__What you should do__:
Give back the full listing verbatim, apart from its images.

----

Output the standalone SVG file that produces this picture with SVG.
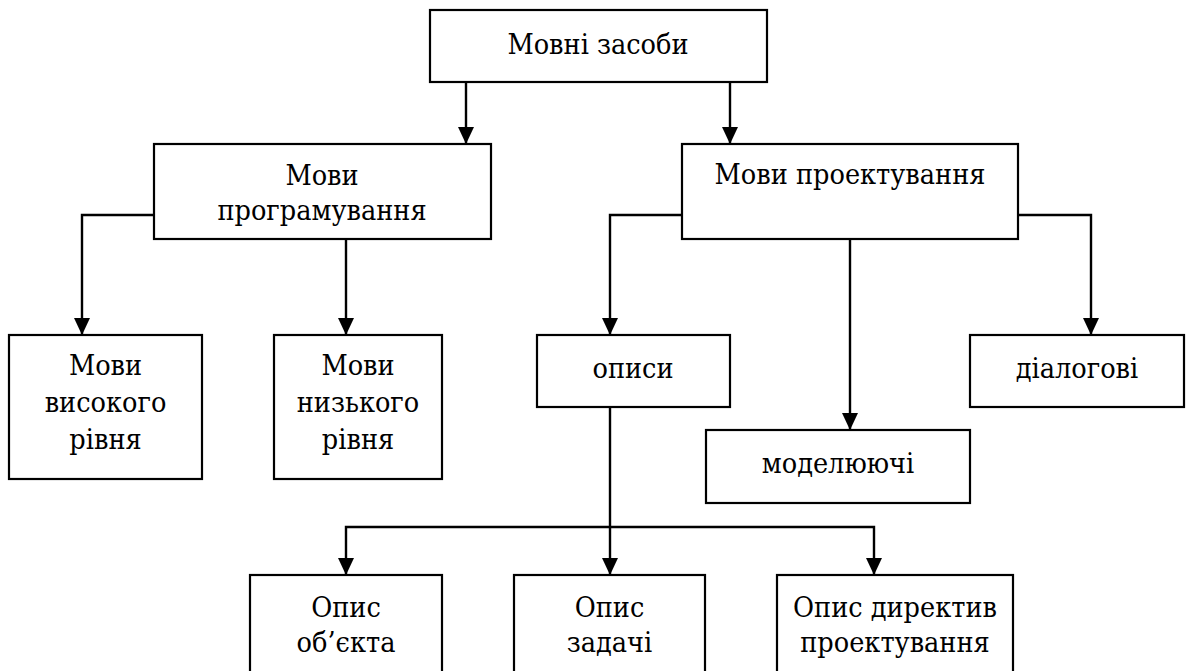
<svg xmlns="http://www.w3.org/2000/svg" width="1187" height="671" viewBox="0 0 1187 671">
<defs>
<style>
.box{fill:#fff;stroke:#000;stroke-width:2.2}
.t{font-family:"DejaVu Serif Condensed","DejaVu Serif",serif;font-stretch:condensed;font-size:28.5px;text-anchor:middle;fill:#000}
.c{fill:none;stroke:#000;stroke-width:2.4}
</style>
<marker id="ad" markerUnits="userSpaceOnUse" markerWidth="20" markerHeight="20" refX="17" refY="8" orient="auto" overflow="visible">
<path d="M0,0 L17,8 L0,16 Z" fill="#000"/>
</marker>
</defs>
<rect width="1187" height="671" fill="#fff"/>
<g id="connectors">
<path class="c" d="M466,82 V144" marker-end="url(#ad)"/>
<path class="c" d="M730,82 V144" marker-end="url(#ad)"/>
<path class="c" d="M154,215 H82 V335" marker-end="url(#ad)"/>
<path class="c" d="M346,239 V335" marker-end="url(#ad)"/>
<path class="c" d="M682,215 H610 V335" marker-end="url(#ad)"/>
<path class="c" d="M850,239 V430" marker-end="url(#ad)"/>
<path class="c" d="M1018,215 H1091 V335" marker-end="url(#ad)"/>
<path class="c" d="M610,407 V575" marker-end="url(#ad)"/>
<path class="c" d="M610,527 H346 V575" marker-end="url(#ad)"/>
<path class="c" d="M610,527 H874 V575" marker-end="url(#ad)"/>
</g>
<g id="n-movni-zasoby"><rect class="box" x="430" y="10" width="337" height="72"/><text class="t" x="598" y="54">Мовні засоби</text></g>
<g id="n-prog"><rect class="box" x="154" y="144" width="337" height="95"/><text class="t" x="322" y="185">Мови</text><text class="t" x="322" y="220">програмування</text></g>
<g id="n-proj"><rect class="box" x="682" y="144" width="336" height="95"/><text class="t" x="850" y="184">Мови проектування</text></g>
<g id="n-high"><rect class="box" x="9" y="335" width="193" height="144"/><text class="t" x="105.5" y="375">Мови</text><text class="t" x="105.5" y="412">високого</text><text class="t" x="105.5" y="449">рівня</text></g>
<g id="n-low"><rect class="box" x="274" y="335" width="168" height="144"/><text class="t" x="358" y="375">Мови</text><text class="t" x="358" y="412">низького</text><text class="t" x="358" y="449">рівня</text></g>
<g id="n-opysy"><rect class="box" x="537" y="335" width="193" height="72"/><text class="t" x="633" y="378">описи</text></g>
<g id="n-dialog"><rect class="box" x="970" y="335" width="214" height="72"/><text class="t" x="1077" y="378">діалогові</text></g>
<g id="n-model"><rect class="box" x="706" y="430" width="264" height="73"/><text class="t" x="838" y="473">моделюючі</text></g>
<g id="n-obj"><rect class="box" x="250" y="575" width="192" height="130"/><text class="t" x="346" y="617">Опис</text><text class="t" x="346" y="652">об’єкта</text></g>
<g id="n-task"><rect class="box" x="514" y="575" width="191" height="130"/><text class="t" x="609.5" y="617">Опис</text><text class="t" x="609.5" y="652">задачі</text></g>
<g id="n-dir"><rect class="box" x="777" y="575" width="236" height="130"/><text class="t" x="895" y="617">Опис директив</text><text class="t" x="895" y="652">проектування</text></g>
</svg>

----

__Task response__:
Output the standalone SVG file that produces this picture with SVG.
<svg xmlns="http://www.w3.org/2000/svg" width="1187" height="671" viewBox="0 0 1187 671">
<defs>
<style>
.box{fill:#fff;stroke:#000;stroke-width:2.2}
.t{font-family:"DejaVu Serif Condensed","DejaVu Serif",serif;font-stretch:condensed;font-size:28.5px;text-anchor:middle;fill:#000}
.c{fill:none;stroke:#000;stroke-width:2.4}
</style>
<marker id="ad" markerUnits="userSpaceOnUse" markerWidth="20" markerHeight="20" refX="17" refY="8" orient="auto" overflow="visible">
<path d="M0,0 L17,8 L0,16 Z" fill="#000"/>
</marker>
</defs>
<rect width="1187" height="671" fill="#fff"/>
<g id="connectors">
<path class="c" d="M466,82 V144" marker-end="url(#ad)"/>
<path class="c" d="M730,82 V144" marker-end="url(#ad)"/>
<path class="c" d="M154,215 H82 V335" marker-end="url(#ad)"/>
<path class="c" d="M346,239 V335" marker-end="url(#ad)"/>
<path class="c" d="M682,215 H610 V335" marker-end="url(#ad)"/>
<path class="c" d="M850,239 V430" marker-end="url(#ad)"/>
<path class="c" d="M1018,215 H1091 V335" marker-end="url(#ad)"/>
<path class="c" d="M610,407 V575" marker-end="url(#ad)"/>
<path class="c" d="M610,527 H346 V575" marker-end="url(#ad)"/>
<path class="c" d="M610,527 H874 V575" marker-end="url(#ad)"/>
</g>
<g id="n-movni-zasoby"><rect class="box" x="430" y="10" width="337" height="72"/><text class="t" x="598" y="54">Мовні засоби</text></g>
<g id="n-prog"><rect class="box" x="154" y="144" width="337" height="95"/><text class="t" x="322" y="185">Мови</text><text class="t" x="322" y="220">програмування</text></g>
<g id="n-proj"><rect class="box" x="682" y="144" width="336" height="95"/><text class="t" x="850" y="184">Мови проектування</text></g>
<g id="n-high"><rect class="box" x="9" y="335" width="193" height="144"/><text class="t" x="105.5" y="375">Мови</text><text class="t" x="105.5" y="412">високого</text><text class="t" x="105.5" y="449">рівня</text></g>
<g id="n-low"><rect class="box" x="274" y="335" width="168" height="144"/><text class="t" x="358" y="375">Мови</text><text class="t" x="358" y="412">низького</text><text class="t" x="358" y="449">рівня</text></g>
<g id="n-opysy"><rect class="box" x="537" y="335" width="193" height="72"/><text class="t" x="633" y="378">описи</text></g>
<g id="n-dialog"><rect class="box" x="970" y="335" width="214" height="72"/><text class="t" x="1077" y="378">діалогові</text></g>
<g id="n-model"><rect class="box" x="706" y="430" width="264" height="73"/><text class="t" x="838" y="473">моделюючі</text></g>
<g id="n-obj"><rect class="box" x="250" y="575" width="192" height="130"/><text class="t" x="346" y="617">Опис</text><text class="t" x="346" y="652">об’єкта</text></g>
<g id="n-task"><rect class="box" x="514" y="575" width="191" height="130"/><text class="t" x="609.5" y="617">Опис</text><text class="t" x="609.5" y="652">задачі</text></g>
<g id="n-dir"><rect class="box" x="777" y="575" width="236" height="130"/><text class="t" x="895" y="617">Опис директив</text><text class="t" x="895" y="652">проектування</text></g>
</svg>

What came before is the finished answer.